Oggi è in programma la riunione del board della Bce ed è anche l’ultimo giorno utile affinché il Governo possa approvare il “decreto aprile”, che già sarebbe dovuto essere licenziato prima di Pasqua, senza che il calendario ci porti al mese di maggio. L’Eurotower ha già preso decisioni importanti nelle ultime settimane per fronteggiare la crisi determinata dalla pandemia ed è inutile chiederle di più, ci spiega Francesco Forte, economista ed ex ministro delle Finanze e per il Coordinamento delle politiche comunitarie: «Il problema della Bce è che può anche mettere a disposizione più liquidità, ma non ha gli strumenti per fare gli investimenti».
Chi può allora svolgere questo importante compito?
Mi sembra che finalmente dopo l’ultimo Consiglio europeo ci si stia muovendo verso l’idea di una politica fiscale europea. C’è voluto il coronavirus per scoprire che la politica monetaria da sola è asimmetrica. Il problema è che si arriva tardissimo a prendere atto che una situazione ottimale è quella che vede la Bce occuparsi della politica monetaria e la Commissione europea di quella fiscale. Il bilancio europeo va quindi potenziato in modo che ci siano risorse da utilizzare per investimenti infrastrutturali e interventi in aree meno sviluppate. Una parte a fondo perduto, un’altra tramite prestiti. C’è però un problema da risolvere.
Quale?
Che l’Ue, dovendo avere il bilancio in pareggio, non può fare prestiti. Io sono convinto che questo problema si possa risolvere senza bisogno di una modifica costitutiva che richiederebbe tempi piuttosto lunghi: basterebbe che la Commissione creasse un fondo fuori bilancio, con la garanzia del bilancio stesso, per questa finalità. Ovviamente senza condizionalità, perché si parla di normale politica fiscale, non di interventi per salvare gli Stati dalle crisi come nel caso del Mes. Resta il fatto che tutto questo non potrà essere operativo prima dell’anno prossimo.
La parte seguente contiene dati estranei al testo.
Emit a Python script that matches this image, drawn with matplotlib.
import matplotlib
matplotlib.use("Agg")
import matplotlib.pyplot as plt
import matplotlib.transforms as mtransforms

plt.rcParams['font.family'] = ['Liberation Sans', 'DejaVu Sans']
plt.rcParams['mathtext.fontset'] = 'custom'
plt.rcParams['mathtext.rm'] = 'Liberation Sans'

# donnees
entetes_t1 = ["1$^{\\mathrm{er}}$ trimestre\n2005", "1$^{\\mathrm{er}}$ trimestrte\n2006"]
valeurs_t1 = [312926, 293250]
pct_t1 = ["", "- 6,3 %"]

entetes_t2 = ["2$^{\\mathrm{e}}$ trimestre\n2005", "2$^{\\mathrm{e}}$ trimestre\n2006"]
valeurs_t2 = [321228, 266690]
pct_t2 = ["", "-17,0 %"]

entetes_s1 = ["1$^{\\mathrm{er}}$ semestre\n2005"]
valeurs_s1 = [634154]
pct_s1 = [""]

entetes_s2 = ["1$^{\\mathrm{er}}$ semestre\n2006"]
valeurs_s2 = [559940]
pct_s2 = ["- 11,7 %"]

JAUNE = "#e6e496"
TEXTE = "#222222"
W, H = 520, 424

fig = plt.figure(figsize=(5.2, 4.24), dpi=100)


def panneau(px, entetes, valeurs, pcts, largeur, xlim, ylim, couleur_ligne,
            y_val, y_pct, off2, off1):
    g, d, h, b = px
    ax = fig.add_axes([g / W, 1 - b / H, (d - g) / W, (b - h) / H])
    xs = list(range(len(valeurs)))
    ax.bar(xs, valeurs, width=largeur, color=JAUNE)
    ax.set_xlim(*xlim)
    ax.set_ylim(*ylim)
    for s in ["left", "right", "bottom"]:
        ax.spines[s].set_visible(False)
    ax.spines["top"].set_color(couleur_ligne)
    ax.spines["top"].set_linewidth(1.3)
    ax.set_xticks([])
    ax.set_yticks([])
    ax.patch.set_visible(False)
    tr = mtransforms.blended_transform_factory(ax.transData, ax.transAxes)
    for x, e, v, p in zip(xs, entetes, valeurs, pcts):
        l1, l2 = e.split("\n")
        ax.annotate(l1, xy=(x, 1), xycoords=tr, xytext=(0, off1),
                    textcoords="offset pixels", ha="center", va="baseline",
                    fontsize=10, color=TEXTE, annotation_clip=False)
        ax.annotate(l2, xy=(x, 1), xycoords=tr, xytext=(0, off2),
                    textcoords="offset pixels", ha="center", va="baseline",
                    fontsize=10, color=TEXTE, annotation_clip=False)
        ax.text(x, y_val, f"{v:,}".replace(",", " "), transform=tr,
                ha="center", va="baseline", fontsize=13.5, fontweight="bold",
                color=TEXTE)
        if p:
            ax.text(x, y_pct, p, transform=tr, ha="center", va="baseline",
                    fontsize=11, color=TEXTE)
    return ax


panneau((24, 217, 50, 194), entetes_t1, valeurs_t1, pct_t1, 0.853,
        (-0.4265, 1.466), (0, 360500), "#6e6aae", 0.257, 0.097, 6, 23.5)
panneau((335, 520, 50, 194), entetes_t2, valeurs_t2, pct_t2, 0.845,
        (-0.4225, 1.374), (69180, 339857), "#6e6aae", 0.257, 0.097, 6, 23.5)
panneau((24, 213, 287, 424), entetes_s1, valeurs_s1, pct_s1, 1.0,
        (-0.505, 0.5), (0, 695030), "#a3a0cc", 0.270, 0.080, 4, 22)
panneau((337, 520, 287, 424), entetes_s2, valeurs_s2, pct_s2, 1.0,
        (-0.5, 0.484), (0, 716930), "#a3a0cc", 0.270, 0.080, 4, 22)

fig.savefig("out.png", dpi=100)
Nel frattempo cosa si può fare?
Meglio mettere da parte il progetto degli eurobond, perché sarebbe meno efficace del Recovery Fund e non arriverebbe in tempi rapidi. Il Mes diventerà inutile l’anno prossimo, se non per la parte relativa alle crisi bancarie. Nel frattempo si può pensare di accedervi per le spese sanitarie senza condizionalità, ma per evitare tutti i rischi di cui si parla credo che sarebbe opportuno fossero le Regioni che hanno dovuto spendere di più per l’emergenza sanitaria, magari consorziandosi, a farvi ricorso. In questo modo si eviterebbe anche che il Governo utilizzasse le risorse per politiche assistenziali.
A proposito di quello che dovrebbe fare il Governo, c’è chi chiede più risorse a fondo perduto per aiutare le imprese…
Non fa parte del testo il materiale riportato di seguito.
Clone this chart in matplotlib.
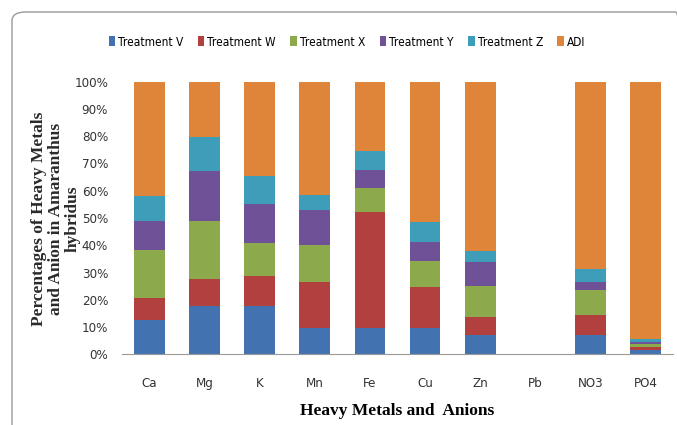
import numpy as np
import matplotlib.pyplot as plt
from matplotlib.patches import FancyBboxPatch
from matplotlib.ticker import PercentFormatter
from matplotlib import font_manager

# data
categories = ['Ca', 'Mg', 'K', 'Mn', 'Fe', 'Cu', 'Zn', 'Pb', 'NO3', 'PO4']
treat_v = [12.5, 17.8, 17.8, 9.8, 9.8, 9.8, 7.1, 0, 7.1, 1.6]
treat_w = [8.0, 9.8, 10.9, 16.8, 42.5, 15.0, 6.7, 0, 7.3, 1.2]
treat_x = [17.8, 21.4, 12.0, 13.5, 8.6, 9.5, 11.4, 0, 9.2, 0.9]
treat_y = [10.5, 18.2, 14.3, 12.8, 6.7, 7.0, 8.8, 0, 3.0, 0.7]
treat_z = [9.4, 12.6, 10.5, 5.5, 7.0, 7.3, 4.0, 0, 4.7, 1.1]
adi = [41.8, 20.2, 34.5, 41.6, 25.4, 51.4, 62.0, 0, 68.7, 94.5]
series_names = ['Treatment V', 'Treatment W', 'Treatment X', 'Treatment Y', 'Treatment Z', 'ADI']
colors = ['#4272B0', '#B2403F', '#8CAA4B', '#6E5196', '#3E9DB8', '#DE853A']

serif = ['Liberation Serif', 'DejaVu Serif']
narrow = font_manager.FontProperties(family='DejaVu Sans', stretch='condensed', size=8.6)

fig = plt.figure(figsize=(6.77, 4.25), dpi=100)
ax = fig.add_axes([122/677, 1 - 354.3/425, 551/677, 272.6/425])

# rounded frame around the chart
frame = FancyBboxPatch((12/677, -0.2), 1.0, 1.0 - 12/425 + 0.2,
                       boxstyle='round,pad=0,rounding_size=0.02',
                       transform=fig.transFigure, fill=False,
                       edgecolor='#9a9a9a', linewidth=1.0, clip_on=False)
fig.patches.append(frame)

x = np.arange(len(categories))
bottom = np.zeros(len(categories))
handles = []
for name, vals, c in zip(series_names, [treat_v, treat_w, treat_x, treat_y, treat_z, adi], colors):
    vals = np.array(vals)
    h = ax.bar(x, vals, 0.56, bottom=bottom, color=c, label=name)
    handles.append(h)
    bottom += vals

ax.set_xlim(-0.5, len(categories) - 0.5)
ax.set_ylim(0, 100)
ax.set_yticks(np.arange(0, 101, 10))
ax.yaxis.set_major_formatter(PercentFormatter(decimals=0))
for s in ['top', 'right', 'left']:
    ax.spines[s].set_visible(False)
ax.spines['bottom'].set_color('#999999')
ax.tick_params(axis='y', length=0, pad=10, labelcolor='#333333')
ax.tick_params(axis='x', length=0, pad=16, labelcolor='#333333')
ax.set_xticks(x)
ax.set_xticklabels(categories)
for lab in ax.get_xticklabels() + ax.get_yticklabels():
    lab.set_fontproperties(font_manager.FontProperties(family='DejaVu Sans', stretch='condensed', size=9.5))

ax.set_xlabel('Heavy Metals and  Anions', family=serif, fontweight='bold',
              fontsize=12.5, labelpad=10)
fig.text(56/677, 1 - 219/425, 'Percentages of Heavy Metals\nand Anion in Amaranthus\nhybridus',
         rotation=90, ha='center', va='center', family=serif, fontweight='bold',
         fontsize=12.5, linespacing=1.05, color='#2a2a2a')

fig.legend(handles=handles, labels=series_names, loc='center', ncol=6,
           bbox_to_anchor=(347/677, 1 - 42/425), frameon=False,
           prop=narrow, handlelength=0.55, handleheight=0.9,
           handletextpad=0.25, columnspacing=1.2)

fig.savefig('out.png', dpi=100)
Bisogna essere rapidi ed efficienti però. Il completamento del ponte di Genova dimostra che fase 2 e fase 1 potevano andare insieme. Ora c’è il serio rischio che operazioni che dovrebbero servire per risolvere il problema delle persone e delle imprese nella fase 2 si trasformino in misure assistenziali, perché il fondo perduto che arriva in ritardo serve solo per aiutare una persona che ha perso un lavoro; se invece arriva tempestivo, serve all’impresa per poter riaprire e continuare a dare lavoro. Quando le aziende chiudono per sempre non restano che reddito di cittadinanza e simili. Con il tempo che passa, il Governo sta facendo di fatto una politica assistenziale, non una politica di capitale umano produttivo.
Si possono ancora aiutare quelle attività che dovranno aspettare il 18 maggio o il 1° giugno per riaprire?
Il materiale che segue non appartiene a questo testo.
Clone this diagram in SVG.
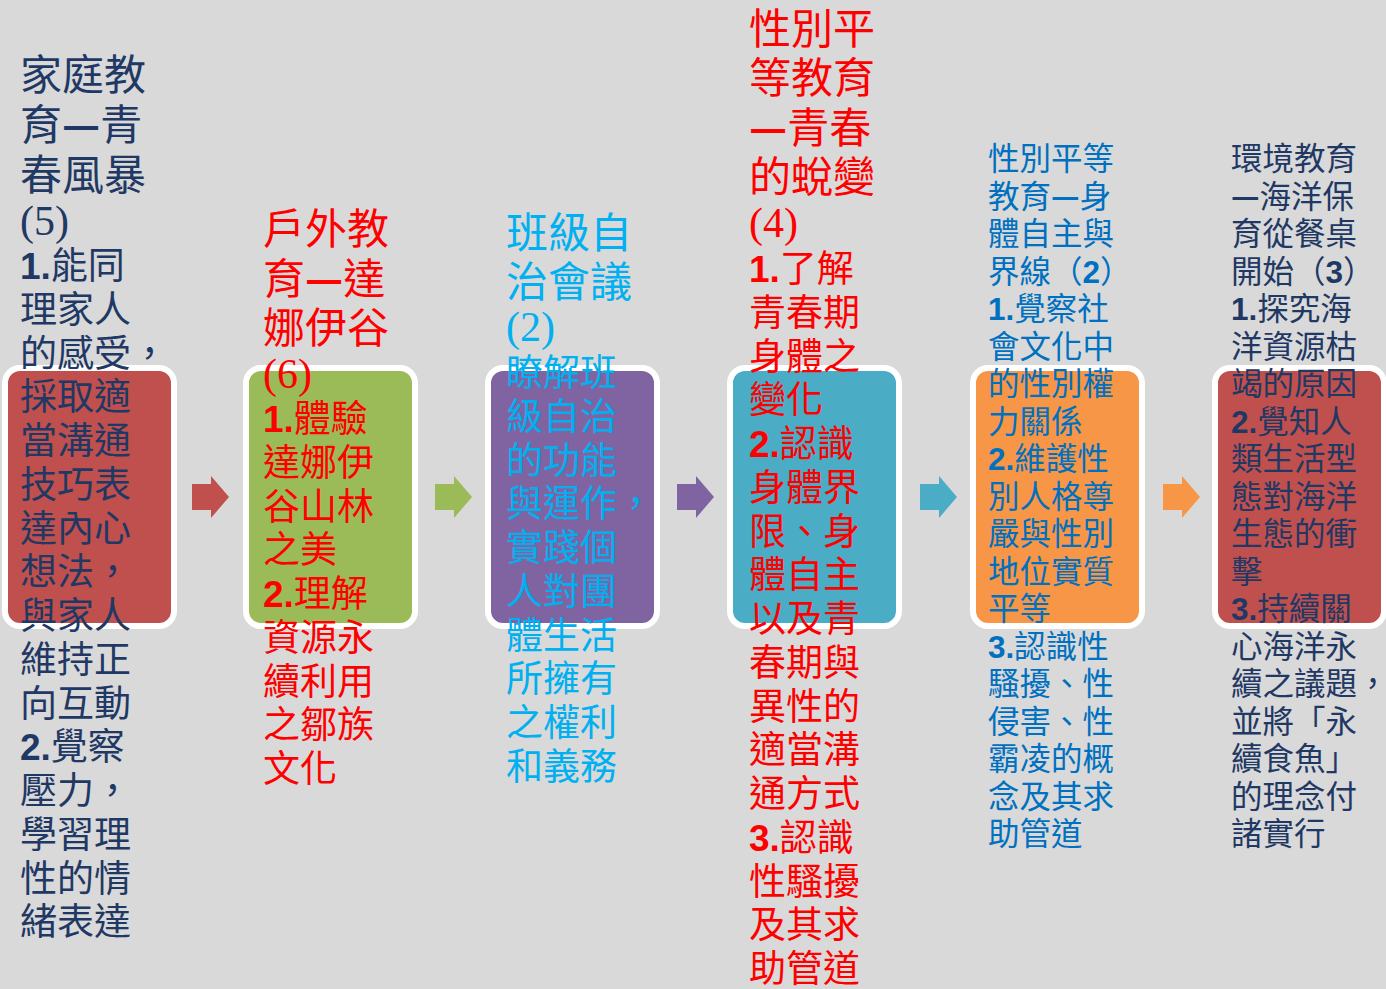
<svg xmlns="http://www.w3.org/2000/svg" width="1386" height="989" viewBox="0 0 1386 989">
<style>
text{font-family:"Noto Sans CJK TC","Noto Sans CJK SC",sans-serif;}
.box{stroke:#ffffff;stroke-width:6}
.big{font-size:42px}
.mid{font-size:37px}
.sm{font-size:31.5px}
.num{font-family:"Liberation Sans",sans-serif;font-weight:bold}
.ser{font-family:"Liberation Serif",serif}
.dash{font-weight:bold}
.navy{fill:#1f3864}
.red{fill:#ff0000}
.cyan{fill:#00b0f0}
.blue{fill:#0070c0}
</style>
<defs>
<path id="arr" d="M0,-13 H19 V-21 L37,0 L19,21 V13 H0 Z"/>
</defs>
<rect x="0" y="0" width="1386" height="989" fill="#d9d9d9"/>

<g id="connectors">
<use href="#arr" transform="translate(192,497)" fill="#c0504d"/>
<use href="#arr" transform="translate(435,497)" fill="#9bbb59"/>
<use href="#arr" transform="translate(677,497)" fill="#8064a2"/>
<use href="#arr" transform="translate(920,497)" fill="#4bacc6"/>
<use href="#arr" transform="translate(1163,497)" fill="#f79646"/>
</g>

<g id="node1">
<rect class="box" x="5" y="368" width="169" height="258" rx="15" fill="#c0504d"/>
<text class="navy mid">
<tspan class="big" x="20" y="90">家庭教</tspan>
<tspan class="big" x="20" y="140">育<tspan class="dash">—</tspan>青</tspan>
<tspan class="big" x="20" y="190">春風暴</tspan>
<tspan class="big ser" x="20" y="235">(5)</tspan>
<tspan x="20" y="279"><tspan class="num">1.</tspan>能同</tspan>
<tspan x="20" y="322.75">理家人</tspan>
<tspan x="20" y="366.5">的感受，</tspan>
<tspan x="20" y="410.25">採取適</tspan>
<tspan x="20" y="454">當溝通</tspan>
<tspan x="20" y="497.75">技巧表</tspan>
<tspan x="20" y="541.5">達內心</tspan>
<tspan x="20" y="585.25">想法，</tspan>
<tspan x="20" y="629">與家人</tspan>
<tspan x="20" y="672.75">維持正</tspan>
<tspan x="20" y="716.5">向互動</tspan>
<tspan x="20" y="760.25"><tspan class="num">2.</tspan>覺察</tspan>
<tspan x="20" y="804">壓力，</tspan>
<tspan x="20" y="847.75">學習理</tspan>
<tspan x="20" y="891.5">性的情</tspan>
<tspan x="20" y="935.25">緒表達</tspan>
</text>
</g>

<g id="node2">
<rect class="box" x="246" y="368" width="169" height="258" rx="15" fill="#9bbb59"/>
<text class="red mid">
<tspan class="big" x="263" y="244">戶外教</tspan>
<tspan class="big" x="263" y="294">育<tspan class="dash">—</tspan>達</tspan>
<tspan class="big" x="263" y="343">娜伊谷</tspan>
<tspan class="big ser" x="263" y="388">(6)</tspan>
<tspan x="263" y="432"><tspan class="num">1.</tspan>體驗</tspan>
<tspan x="263" y="475.75">達娜伊</tspan>
<tspan x="263" y="519.5">谷山林</tspan>
<tspan x="263" y="563.25">之美</tspan>
<tspan x="263" y="607"><tspan class="num">2.</tspan>理解</tspan>
<tspan x="263" y="650.75">資源永</tspan>
<tspan x="263" y="694.5">續利用</tspan>
<tspan x="263" y="738.25">之鄒族</tspan>
<tspan x="263" y="782">文化</tspan>
</text>
</g>

<g id="node3">
<rect class="box" x="488" y="368" width="169" height="258" rx="15" fill="#8064a2"/>
<text class="cyan mid">
<tspan class="big" x="506" y="248">班級自</tspan>
<tspan class="big" x="506" y="297">治會議</tspan>
<tspan class="big ser" x="506" y="341">(2)</tspan>
<tspan x="506" y="386">瞭解班</tspan>
<tspan x="506" y="429.75">級自治</tspan>
<tspan x="506" y="473.5">的功能</tspan>
<tspan x="506" y="517.25">與運作，</tspan>
<tspan x="506" y="561">實踐個</tspan>
<tspan x="506" y="604.75">人對團</tspan>
<tspan x="506" y="648.5">體生活</tspan>
<tspan x="506" y="692.25">所擁有</tspan>
<tspan x="506" y="736">之權利</tspan>
<tspan x="506" y="779.75">和義務</tspan>
</text>
</g>

<g id="node4">
<rect class="box" x="730" y="368" width="169" height="258" rx="15" fill="#4bacc6"/>
<text class="red mid">
<tspan class="big" x="749" y="44">性別平</tspan>
<tspan class="big" x="749" y="93">等教育</tspan>
<tspan class="big" x="749" y="143"><tspan class="dash">—</tspan>青春</tspan>
<tspan class="big" x="749" y="192">的蛻變</tspan>
<tspan class="big ser" x="749" y="237">(4)</tspan>
<tspan x="749" y="282"><tspan class="num">1.</tspan>了解</tspan>
<tspan x="749" y="325.75">青春期</tspan>
<tspan x="749" y="369.5">身體之</tspan>
<tspan x="749" y="413.25">變化</tspan>
<tspan x="749" y="457"><tspan class="num">2.</tspan>認識</tspan>
<tspan x="749" y="500.75">身體界</tspan>
<tspan x="749" y="544.5">限、身</tspan>
<tspan x="749" y="588.25">體自主</tspan>
<tspan x="749" y="632">以及青</tspan>
<tspan x="749" y="675.75">春期與</tspan>
<tspan x="749" y="719.5">異性的</tspan>
<tspan x="749" y="763.25">適當溝</tspan>
<tspan x="749" y="807">通方式</tspan>
<tspan x="749" y="850.75"><tspan class="num">3.</tspan>認識</tspan>
<tspan x="749" y="894.5">性騷擾</tspan>
<tspan x="749" y="938.25">及其求</tspan>
<tspan x="749" y="982">助管道</tspan>
</text>
</g>

<g id="node5">
<rect class="box" x="973" y="368" width="169" height="258" rx="15" fill="#f79646"/>
<text class="blue sm">
<tspan x="988" y="170">性別平等</tspan>
<tspan x="988" y="207.5">教育<tspan class="dash">—</tspan>身</tspan>
<tspan x="988" y="245">體自主與</tspan>
<tspan x="988" y="282.5">界線（<tspan class="num">2</tspan>）</tspan>
<tspan x="988" y="320"><tspan class="num">1.</tspan>覺察社</tspan>
<tspan x="988" y="357.5">會文化中</tspan>
<tspan x="988" y="395">的性別權</tspan>
<tspan x="988" y="432.5">力關係</tspan>
<tspan x="988" y="470"><tspan class="num">2.</tspan>維護性</tspan>
<tspan x="988" y="507.5">別人格尊</tspan>
<tspan x="988" y="545">嚴與性別</tspan>
<tspan x="988" y="582.5">地位實質</tspan>
<tspan x="988" y="620">平等</tspan>
<tspan x="988" y="657.5"><tspan class="num">3.</tspan>認識性</tspan>
<tspan x="988" y="695">騷擾、性</tspan>
<tspan x="988" y="732.5">侵害、性</tspan>
<tspan x="988" y="770">霸凌的概</tspan>
<tspan x="988" y="807.5">念及其求</tspan>
<tspan x="988" y="845">助管道</tspan>
</text>
</g>

<g id="node6">
<rect class="box" x="1215" y="368" width="169" height="258" rx="15" fill="#c0504d"/>
<text class="navy sm">
<tspan x="1231" y="170">環境教育</tspan>
<tspan x="1231" y="207.5"><tspan class="dash">—</tspan>海洋保</tspan>
<tspan x="1231" y="245">育從餐桌</tspan>
<tspan x="1231" y="282.5">開始（<tspan class="num">3</tspan>）</tspan>
<tspan x="1231" y="320"><tspan class="num">1.</tspan>探究海</tspan>
<tspan x="1231" y="357.5">洋資源枯</tspan>
<tspan x="1231" y="395">竭的原因</tspan>
<tspan x="1231" y="432.5"><tspan class="num">2.</tspan>覺知人</tspan>
<tspan x="1231" y="470">類生活型</tspan>
<tspan x="1231" y="507.5">態對海洋</tspan>
<tspan x="1231" y="545">生態的衝</tspan>
<tspan x="1231" y="582.5">擊</tspan>
<tspan x="1231" y="620"><tspan class="num">3.</tspan>持續關</tspan>
<tspan x="1231" y="657.5">心海洋永</tspan>
<tspan x="1231" y="695">續之議題，</tspan>
<tspan x="1231" y="732.5">並將「永</tspan>
<tspan x="1231" y="770">續食魚」</tspan>
<tspan x="1231" y="807.5">的理念付</tspan>
<tspan x="1231" y="845">諸實行</tspan>
</text>
</g>
</svg>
Se il Governo applicasse i primi articoli della Costituzione riguardanti la centralità del lavoro, aiuterebbe i barbieri, i ristoratori e gli altri soggetti costretti a stare chiusi con risorse immediate per attrezzarsi alla riapertura, dicendogli anche quando e come potranno riprendere l’attività. Diversamente, dando cioè delle risorse più avanti oppure parlando di credito di imposta a fine anno, si arriva tardi. Se si soccorre un naufrago velocemente con acqua e cibo questi si salverà, se si arriva tardi no.
Quanto tempo c’è ancora per avere misure che non siano meramente assistenziali, come dice lei, ma che offrano la possibilità di una vera ripresa?
In alcuni casi purtroppo il tempo è già finito. Occorrerebbe un maggior pressing anche di Confindustria e delle altre organizzazioni imprenditoriali per fare in modo che il Governo cambi registro. Anche sulle grandi opere, perché anziché parlare di generica riapertura dei cantieri dovrebbe essere più specifico nel dire quali saranno operativi e in che tempi.